Recently media polling had shown that Sen. Bernie Sanders (“I”- VT) has been creeping ahead in the polls against Hillary Clinton and currently enjoys a 27 point lead in New Hampshire while Iowa is currently a statistical dead heat, but there is a large margin of error there. Additionally, national polling is showing that Clinton’s lead, once thought insurmountable, is shrinking faster than it did in 2008 when the dark horse candidacy of Obama came out of nowhere with a massive ground swell to take the nomination. Some are asking could 2016 be a repeat performance by a Clinton who has eight additional years of bad baggage to haul with her to the nomination.

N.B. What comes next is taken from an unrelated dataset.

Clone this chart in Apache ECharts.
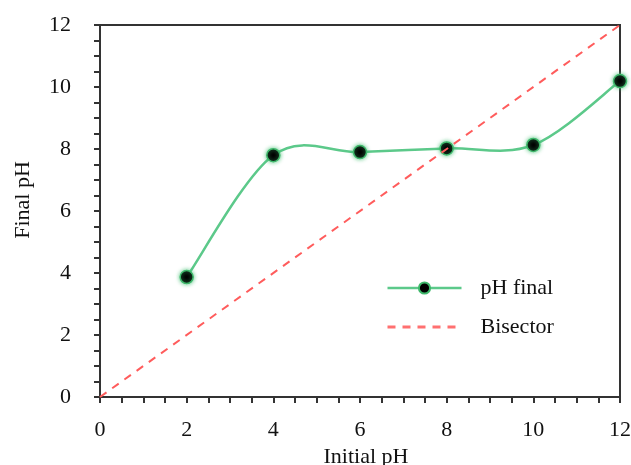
<!DOCTYPE html>
<html>
<head>
<meta charset="utf-8">
<script src="https://cdn.jsdelivr.net/npm/echarts@6/dist/echarts.min.js"></script>
<style>
  html, body { margin: 0; padding: 0; background: #fff; }
  #chart { width: 631px; height: 465px; }
</style>
</head>
<body>
<div id="chart"></div>
<script>
// Initial pH vs final pH measurements
const initialPH = [2, 4, 6, 8, 10, 12];
const finalPH = [3.87, 7.8, 7.9, 8.02, 8.13, 10.19];
// Bisector (final = initial) endpoints
const bisectorX = [0, 12];
const bisectorY = [0, 12];

const FONT = '"Liberation Serif", "Times New Roman", serif';
const AXIS_COLOR = '#333';
const GREEN = '#5cc98a';
const RED = '#ff5c5c';

const chart = echarts.init(document.getElementById('chart'), null, { renderer: 'canvas' });

const axisCommon = {
  type: 'value',
  min: 0,
  max: 12,
  interval: 2,
  nameTextStyle: { fontFamily: FONT, fontSize: 22, color: '#111' },
  axisLine: { show: true, lineStyle: { color: AXIS_COLOR, width: 2 } },
  axisTick: { show: true, length: 6, lineStyle: { color: AXIS_COLOR, width: 2 } },
  minorTick: { show: true, splitNumber: 4, length: 6, lineStyle: { color: AXIS_COLOR, width: 2 } },
  axisLabel: { fontFamily: FONT, fontSize: 22, color: '#111', margin: 22 },
  splitLine: { show: false }
};

// Smooth curve through the measurements (Catmull-Rom style cubic Bezier in pixel space)
function renderCurve(params, api) {
  if (params.dataIndex !== 0) return null;
  const pts = initialPH.map((x, i) => api.coord([x, finalPH[i]]));
  const n = pts.length;
  let d = 'M' + pts[0][0] + ' ' + pts[0][1];
  for (let i = 0; i < n - 1; i++) {
    const p0 = pts[Math.max(i - 1, 0)];
    const p1 = pts[i];
    const p2 = pts[i + 1];
    const p3 = pts[Math.min(i + 2, n - 1)];
    const c1x = p1[0] + (p2[0] - p0[0]) / 6;
    const c1y = p1[1] + (p2[1] - p0[1]) / 6;
    const c2x = p2[0] - (p3[0] - p1[0]) / 6;
    const c2y = p2[1] - (p3[1] - p1[1]) / 6;
    d += ' C' + c1x + ' ' + c1y + ' ' + c2x + ' ' + c2y + ' ' + p2[0] + ' ' + p2[1];
  }
  return {
    type: 'path',
    shape: { pathData: d },
    style: { stroke: GREEN, fill: 'none', lineWidth: 2.5 }
  };
}

chart.setOption({
  animation: false,
  grid: {
    left: 100, right: 11, top: 25, bottom: 68,
    outerBoundsMode: 'none',
    containLabel: false,
    show: true, borderColor: AXIS_COLOR, borderWidth: 2
  },
  xAxis: Object.assign({}, axisCommon, {
    name: 'Initial pH',
    nameLocation: 'middle',
    nameGap: 46,
    nameTextStyle: Object.assign({}, axisCommon.nameTextStyle, { padding: [0, 0, 0, 12] })
  }),
  yAxis: Object.assign({}, axisCommon, {
    name: 'Final pH',
    nameLocation: 'middle',
    nameGap: 66,
    nameTextStyle: Object.assign({}, axisCommon.nameTextStyle, { padding: [0, 0, 0, 22] }),
    axisLabel: Object.assign({}, axisCommon.axisLabel, { margin: 29 })
  }),
  legend: {
    orient: 'vertical',
    left: 381,
    top: 272,
    itemWidth: 74,
    itemHeight: 14,
    itemGap: 17,
    textStyle: { fontFamily: FONT, fontSize: 22, color: '#111', padding: [0, 0, 0, 14] },
    data: [
      { name: 'pH final', lineStyle: { color: GREEN, width: 2.5, opacity: 1 } },
      { name: 'Bisector', itemStyle: { opacity: 0 }, lineStyle: { color: '#ff7070', width: 3, type: [8, 7], opacity: 1 } }
    ]
  },
  series: [
    {
      name: 'pH final curve',
      type: 'custom',
      renderItem: renderCurve,
      data: initialPH.map((x, i) => [x, finalPH[i]]),
      z: 1,
      silent: true
    },
    {
      name: 'pH final',
      type: 'line',
      data: initialPH.map((x, i) => [x, finalPH[i]]),
      symbol: 'circle',
      symbolSize: 13,
      lineStyle: { color: GREEN, width: 2.5, opacity: 0 },
      itemStyle: { color: '#000', borderColor: '#3fb86b', borderWidth: 1.5, shadowColor: 'rgba(60,190,110,0.8)', shadowBlur: 4 },
      z: 2
    },
    {
      name: 'Bisector',
      type: 'line',
      data: bisectorX.map((x, i) => [x, bisectorY[i]]),
      symbol: 'none',
      lineStyle: { color: RED, width: 2, type: [8, 7] },
      itemStyle: { color: RED },
      z: 3
    }
  ]
});
</script>
</body>
</html>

Bernie Sanders’ pie-in-the-sky promises are sure currently pulling in the people, and it is quite possible that if elected president he would be forced to plant some kind of tree that all the free stuff is going to grow on or tax the American people to death. But the young currently aren’t thinking about the realities of all those promises, just like they didn’t think that hope and change really meant, hope that change would be left for them when Obama got done spending. They hear the words free, tax the rich, fair and they are in, despite the fact that taxing the rich is likely to keep them from being prosperous someday. The suddenly hip 74 year-old Sanders is making waves and threatening what was supposed to be a quick tour to Clinton’s coronation. But does it even matter?
The Democratic Party, at least during my lifetime, has always stood for “tyranny, oppression, and government overreach,” to quote a sitcom having a moment of gravitas. Part of that trifecta of democratic wonderfulness is the banishment of the Representative Republic (what America actually is) in their convention process. No longer does the ordinary citizen alone control who wins the nomination of the party; rather the candidate who wins the most state delegates and the most super delegates ends up with the party nomination.

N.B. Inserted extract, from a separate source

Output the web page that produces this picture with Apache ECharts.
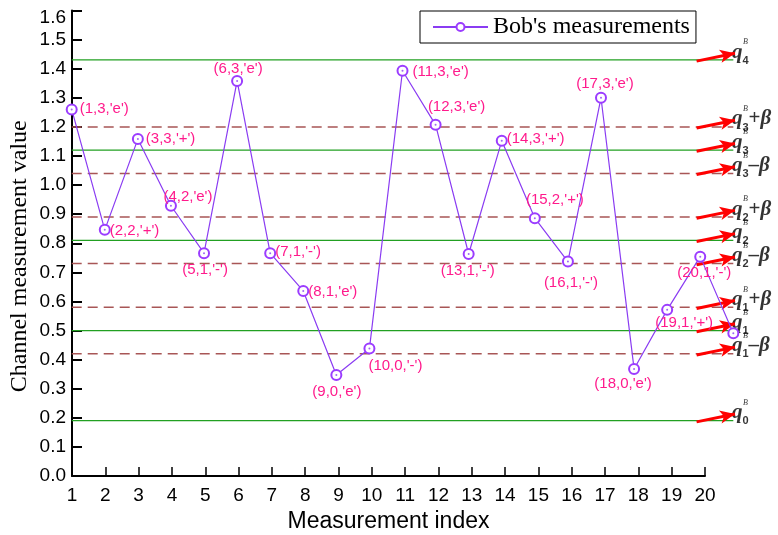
<!DOCTYPE html>
<html><head><meta charset="utf-8">
<script src="https://cdn.jsdelivr.net/npm/echarts@6/dist/echarts.min.js"></script>
<style>html,body{margin:0;padding:0;background:#fff}#c{width:778px;height:535px}</style>
</head><body><div id="c"></div>
<script>
// ---- data ----
const measurementIndex = [1,2,3,4,5,6,7,8,9,10,11,12,13,14,15,16,17,18,19,20,21];
const measurements = [1.26,0.846,1.158,0.929,0.766,1.358,0.766,0.636,0.347,0.438,1.393,1.207,0.763,1.152,0.886,0.737,1.300,0.368,0.571,0.754,0.491];
const pointLabels = ["(1,3,'e')","(2,2,'+')","(3,3,'+')","(4,2,'e')","(5,1,'-')","(6,3,'e')","(7,1,'-')","(8,1,'e')","(9,0,'e')","(10,0,'-')","(11,3,'e')","(12,3,'e')","(13,1,'-')","(14,3,'+')","(15,2,'+')","(16,1,'-')","(17,3,'e')","(18,0,'e')","(19,1,'+')","(20,1,'-')"];
const qLevels = [0.19,0.50,0.81,1.12,1.43];
const qLevelIdx = ['0','1','2','3','4'];
const betaLevels = [0.42,0.58,0.73,0.89,1.04,1.20];
const betaLevelIdx = ['1','1','2','2','3','3'];
const betaLevelSign = ['–','+','–','+','–','+'];
const xTickLabels = ['1','2','3','4','5','6','7','8','9','10','11','12','13','14','15','16','17','18','19','20'];
const yTickLabels = ['0.0','0.1','0.2','0.3','0.4','0.5','0.6','0.7','0.8','0.9','1.0','1.1','1.2','1.3','1.4','1.5','1.6'];

// ---- label placement (style only): [align, dx, dy] from point centre ----
const labelPlace = [
 ['left',9,0],['left',6,2],['left',9,1],['center',18,-8],['center',2,18],
 ['center',2,-11],['left',6,0],['left',6,2],['center',1.5,18],['center',27,18],
 ['left',11,2],['center',22,-17],['center',0,18],['left',6,-1],['center',21,-17],
 ['center',4,22],['center',5,-13],['center',-10,16],['center',18,14],['center',5,17]
];

const lineColor = '#8a3cf2';
const pink = '#ff1a8c';
const green = '#22a022';
const brown = '#a85656';
const serif = '"Liberation Serif", "DejaVu Serif", serif';
const sans = '"Liberation Sans", Arial, sans-serif';

const ARROW_X0 = 19.89, ARROW_X1 = 21.05, ARROW_RISE = 0.027, OV_XMIN = 1, OV_XMAX = 22;

const mainData = measurements.map((v, i) => {
  const item = { value: [measurementIndex[i], v] };
  if (i < pointLabels.length) {
    const p = labelPlace[i];
    item.label = {
      show: true, formatter: pointLabels[i], color: pink, fontFamily: sans, fontSize: 15,
      position: [5 + p[1], 5 + p[2]], align: p[0], verticalAlign: 'middle'
    };
  }
  return item;
});

const series = [];
qLevels.forEach(v => series.push({
  type: 'line', xAxisIndex: 1, yAxisIndex: 1, data: [[OV_XMIN, v], [ARROW_X1 - 0.05, v]],
  symbol: 'none', silent: true, lineStyle: { color: green, width: 1.3 }, z: 2
}));
betaLevels.forEach(v => series.push({
  type: 'line', xAxisIndex: 1, yAxisIndex: 1, data: [[OV_XMIN, v], [ARROW_X1 - 0.05, v]],
  symbol: 'none', silent: true, lineStyle: { color: brown, width: 1.5, type: [10, 6] }, z: 2
}));
const allLevels = qLevels.concat(betaLevels);
series.push({
  type: 'line', xAxisIndex: 1, yAxisIndex: 1, data: [], silent: true,
  markLine: {
    silent: true, symbol: ['none', 'arrow'], symbolSize: [10, 15], animation: false,
    label: { show: false }, lineStyle: { color: '#ff0000', width: 3, type: 'solid' },
    data: allLevels.map(v => [{ coord: [ARROW_X0, v - 0.004] }, { coord: [ARROW_X1, v + ARROW_RISE - 0.004] }])
  }, z: 3
});
const qRich = {
  q: { fontFamily: serif, fontSize: 21, fontStyle: 'italic', fontWeight: 'bold', color: '#000', lineHeight: 28, verticalAlign: 'middle' },
  s: { fontFamily: sans, fontSize: 11, fontWeight: 'bold', color: '#000', lineHeight: 12, verticalAlign: 'bottom' },
  pm: { fontFamily: serif, fontSize: 21, fontWeight: 'bold', color: '#000', lineHeight: 28, verticalAlign: 'middle' },
  b: { fontFamily: serif, fontSize: 21, fontStyle: 'italic', fontWeight: 'bold', color: '#000', lineHeight: 28, verticalAlign: 'middle' }
};
const qLabelData = qLevels.map((v, i) => ({ value: [ARROW_X1, v + ARROW_RISE], label: { formatter: '{q|q}{s|' + qLevelIdx[i] + '}' } }))
  .concat(betaLevels.map((v, i) => ({ value: [ARROW_X1, v + ARROW_RISE], label: { formatter: '{q|q}{s|' + betaLevelIdx[i] + '}{pm|' + betaLevelSign[i] + '}{b|β}' } })));
series.push({
  type: 'scatter', xAxisIndex: 1, yAxisIndex: 1, symbolSize: 0, silent: true, data: qLabelData, z: 4,
  label: { show: true, position: 'right', distance: -3, rich: qRich }
});
series.push({
  type: 'scatter', xAxisIndex: 1, yAxisIndex: 1, symbolSize: 0, silent: true, z: 4,
  data: allLevels.map(v => [ARROW_X1, v + ARROW_RISE]),
  label: { show: true, position: 'right', distance: -3, offset: [11, -10], formatter: 'B',
    fontFamily: serif, fontSize: 8, fontStyle: 'italic', color: '#000' }
});
series.push({
  name: "Bob's measurements", type: 'line', xAxisIndex: 1, yAxisIndex: 1, data: mainData,
  symbol: 'emptyCircle', symbolSize: 10, showAllSymbol: true,
  itemStyle: { color: '#9b3cff', borderWidth: 1.2 },
  lineStyle: { color: lineColor, width: 1.2 }, z: 5
});
series.push({
  type: 'scatter', xAxisIndex: 1, yAxisIndex: 1, silent: true,
  data: measurements.map((v, i) => [measurementIndex[i], v]),
  symbolSize: 2, itemStyle: { color: lineColor }, z: 6
});

const option = {
  animation: false,
  backgroundColor: '#fff',
  grid: [
    { left: 72, top: 10.5, width: 633, height: 465.5, outerBoundsMode: 'none', containLabel: false },
    { left: 71.7, top: 10.5, width: 694.7, height: 465.5, outerBoundsMode: 'none', containLabel: false }
  ],
  legend: {
    data: ["Bob's measurements"], left: 420, top: 11, orient: 'horizontal',
    borderColor: '#000', borderWidth: 1, padding: [4, 6, 4, 12],
    itemWidth: 55, itemHeight: 10,
    textStyle: { fontFamily: serif, fontSize: 24, color: '#000' }
  },
  xAxis: [
    { type: 'value', gridIndex: 0, min: 1, max: 20, interval: 1,
      name: 'Measurement index', nameLocation: 'middle', nameGap: 34,
      nameTextStyle: { fontFamily: sans, fontSize: 23, color: '#000' },
      axisLine: { lineStyle: { color: '#000', width: 2 } },
      axisTick: { inside: true, length: 9, lineStyle: { color: '#000', width: 1.5 } },
      axisLabel: { fontFamily: sans, fontSize: 19, color: '#000', margin: 10, hideOverlap: false,
        formatter: v => xTickLabels[Math.round(v) - 1] },
      splitLine: { show: false } },
    { type: 'value', gridIndex: 1, min: OV_XMIN, max: OV_XMAX, show: false }
  ],
  yAxis: [
    { type: 'value', gridIndex: 0, min: 0, max: 1.6, interval: 0.1,
      name: 'Channel measurement value', nameLocation: 'middle', nameGap: 40, nameMoveOverlap: false,
      nameTextStyle: { fontFamily: serif, fontSize: 24, color: '#000', padding: [0, 26, 0, 0] },
      axisLine: { lineStyle: { color: '#000', width: 2 } },
      axisTick: { inside: true, length: 10, lineStyle: { color: '#000', width: 2 } },
      axisLabel: { fontFamily: sans, fontSize: 19, color: '#000', margin: 6, hideOverlap: false,
        formatter: v => { const s = yTickLabels[Math.round(v * 10)]; return Math.round(v * 10) === 16 ? '{t|' + s + '}' : s; },
        rich: { t: { fontFamily: sans, fontSize: 19, color: '#000', padding: [14, 0, 0, 0] } } },
      splitLine: { show: false } },
    { type: 'value', gridIndex: 1, min: 0, max: 1.6, show: false }
  ],
  series: series
};
const chart = echarts.init(document.getElementById('c'), null, { renderer: 'canvas' });
chart.setOption(option);
</script>
</body></html>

Of course, you know what a state delegate is, the delegation of people selected through party affiliation to represent the state’s vote during the primaries…kind of an electoral college for the nomination process, except the votes by state are proportional, split the primary 50/50 you get half the delegates, win 75/25 in a landslide you get 3/4ths of the delegates, and so on. However, the democratic powers added the Super delegates in the 1980’s as a way to award party officials and other elected officials, i.e. the privileged class of the Democratic Party and ensure that only the most electable of candidates received the nomination. These super delegates are not declared for any candidate, but usually vote in the direction of the people, usually.
There are 713 super delegates out of the 4,764 delegates who will be casting a vote during the nomination process, that is 15% of the vote. If the polling closes up to a near split, or if the numbers are closer than say 5-7%, the super delegates will be able to swing the vote one way or the other. Here is the thing though, Clinton has been snapping up the endorsement of super delegates from the start of the campaigning. Currently, she has at least 341 publically declared super delegates already, regardless of the people’s vote, and it is rumored that she may actually have somewhere between 440-500 committed super delegates. In contrast, Sanders has 11 declared super delegates.
Clinton needs 2383 votes to win the nomination, and she already has 15% of that total locked up before a state ballot has even been cast in the first primary. As long as she manages not to get indicted and only loses to Sanders nationally by less than 10%, she may still very well end up the candidate selected at the convention, no matter what the people have to say on the matter.
Power to the Party, which should even make a socialist like Sanders smile, while Clinton cackles her way to the nomination.